After Beth Cappadora, wife and mother, loses her middle son in a crowded hotel reception, she fears he is gone forever. Nine years later there's a knock on the door and a boy identical to Ben appears. Is this he little boy? Did Sam's (or Ben's) adoptive father George swipe him?
It's all very well asking an audience to suspend disbelief, but when there's a coincidence the size of a juggernaut driving through the narrative of your sappy familial drama, it becomes a pretty tall order. If, however, you can swallow the premise here, this movie - adapted from a best-selling novel by Jacquelyn Mitchard - makes for decent, if unremarkable, viewing.

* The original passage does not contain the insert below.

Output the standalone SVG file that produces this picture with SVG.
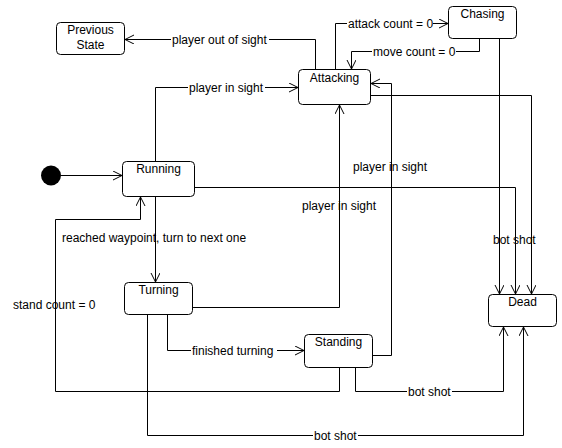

Pfeiffer is Beth Cappadora, a mother juggling her career, three young kids and a marriage with husband Pat (Williams). Returning to her high school reunion, she loses middle child Ben in the crowded hotel reception and, as hours turn to days, Beth and her family must come to terms with the fact that he is gone forever.
Cut to nine years later, when a knock at the door of the Cappadora's house reveals a boy called Sam who lives with his adopted father George (John Kapelos), and looks disturbingly like Ben. Have the Cappadoras found their little boy? Did George swipe him? And can the filmmakers possibly cram any more twists into one film?
The fundamental problem here is the page to screen transfer. A richly textured book has been squeezed into less than two hours, and hundreds of different story strands are touched upon but rarely explored. In trying to deal with so many big issues, the result is a movie that manages only to skate briefly over all. On the sob front, there are simply not enough tears for this to be a real weepie, and ultimately the plot moves about so much that not even Pfeiffer's charm and considerable ability are enough to make it believable. She is, however, convincing as the loving mother, and if there's a saving grace it's in strong performances all-round, with newcomer Jackson particularly making an impression, combining laidback charm with an underlying intensity as the Cappadora's eldest son Vincent.
In trying to deal with so many big issues, the result is a movie that manages only to skate briefly over all.